The Mighty Viking

Conquering those things we must, one story at a time

Showering the Brick Walkways

 I awakened to the last workday of the week, already occupied with the day’s worries.  A Man with five daughters has no shortage of cares, and my mind seemed determined on this day to give each one a good and proper fretting. I rolled towards my nightstand like a runner turning to the starter’s gun.

Three luminescent blue digits glowed dispassionately in an otherwise dark room.


Ready?  Go.

Worry #1: if I don’t go back to sleep I will be too tired to give the rest of my troubles my best.

(I’m nothing if not very, very good at lining up a long, nearly unbroken string of trifles to smooth the momentary gaps between major catastrophes)

But it was true, and the momentary distraction decoupled me from the matter that awoke me in the first place.  I realized that here in this quiet room I couldn’t conduct any of the day’s business and so could enjoy the moment without the niggling sense I should be doing…something.

So I just listened.

At first some of the day’s pressing matters threw words into the space where the night’s sounds gently breathed.  Quietly, the sound of rain on the brick below my bedroom window enveloped the room in its soft, persistent sound.  Rain on the brick.  Rain in the trees.  Rain on the roof, on the soil of my garden.  Rain, no single drop heard, but every drop counting.

I smiled like a child beneath a mothers blanket, smiling at the monsters rage.  I thought of my mother and the blankets she had made for me, the reassuring soft whoosh of the cloth landing against my chest, and the gentle voice reassuring me there are no such thing as monsters while hands tucked the sides in.  I knew there were monsters.  But I knew I had just been given Magic straight from the Queen herself, and that was as good as banishment to my foes.

In the adjoining room my son’s quiet breathing rose and fell.  His needs fill up most days, his comfortable respiration allowed me to move on, knowing the frequent pain he felt was at bay.  This watch-tower was secure, I patrolled on through the night.

I thought to sort through the business of the upcoming day.  In addition to my profession’s demands, Friday is a day to prepare, to put my house in order and make sure I am free to worship un-interrupted on my Sabbath.  I’m not a church-goer by any stretch, and my worship would probably not satisfy even the most liberal doctrine-minded of the saints.  But the act of Friday preparation is deeply engrained, a childhood tradition that connects me to a Greater Consciousness.  I cling to it like a lost sailor,  riding my galleon of gathered debris, picking up bedraggled mates amidst smoke and ruin.  But I prepare nonetheless.  A list of tasks was made and forgotten.  It would never keep till morning.

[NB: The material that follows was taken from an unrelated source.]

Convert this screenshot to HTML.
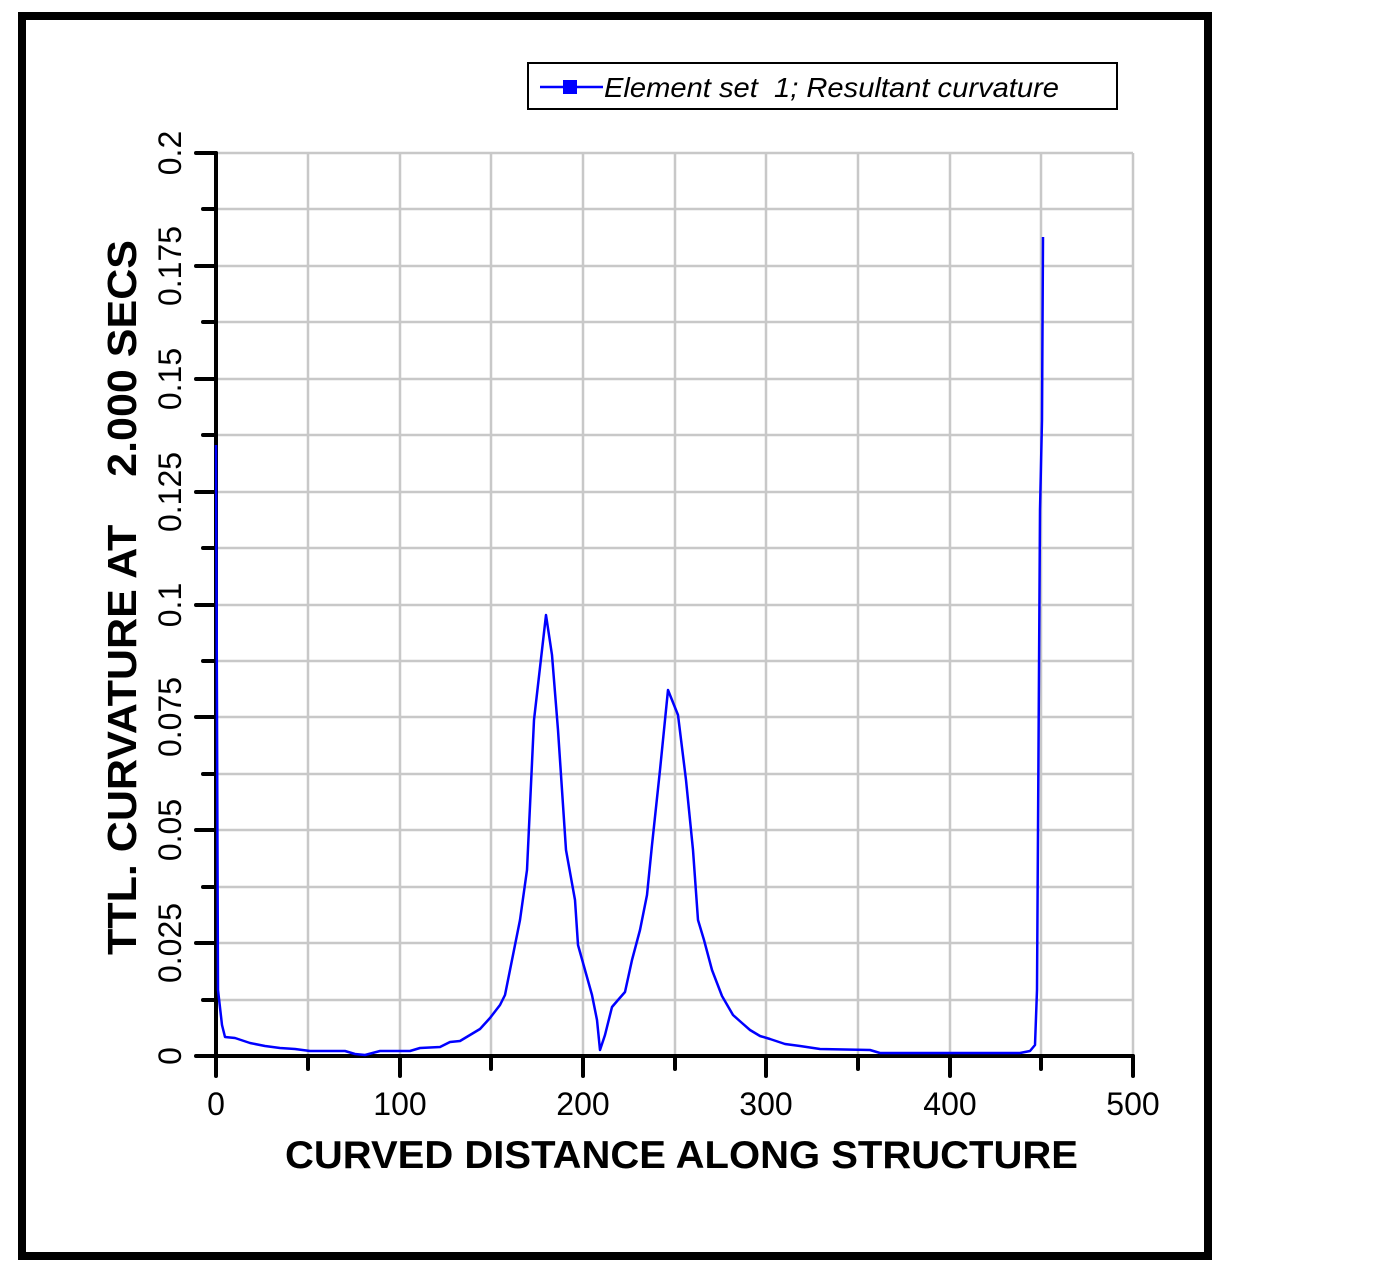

The glowing digits illuminate a few inches of the night stand’s edge.  One of the early log trucks broke the stillness, lumbering onto the highway a quarter mile away, and then waltzing its way through its gearing to fade into the upper valley, and eventually the hills themselves.  My eyes, drawn to the sound, think heavily on the faint glow through the slats on the blinds.  The full moon has broken through the clouds, a mother checking her child through a cracked door.  I pretend to be a sleep, and vaguely wonder why I am not asleep. The gentle voice of the earth repeats its quieting mantra – one that the light of day drowns out.

The rain returns, showering the brick walkway, and the garden soil, the lawn.  It showers my consciousness.

And it showers my unconsciousness.  Peace, watered and nourished, begins to grow, in a space otherwise forgotten and fertile in my head.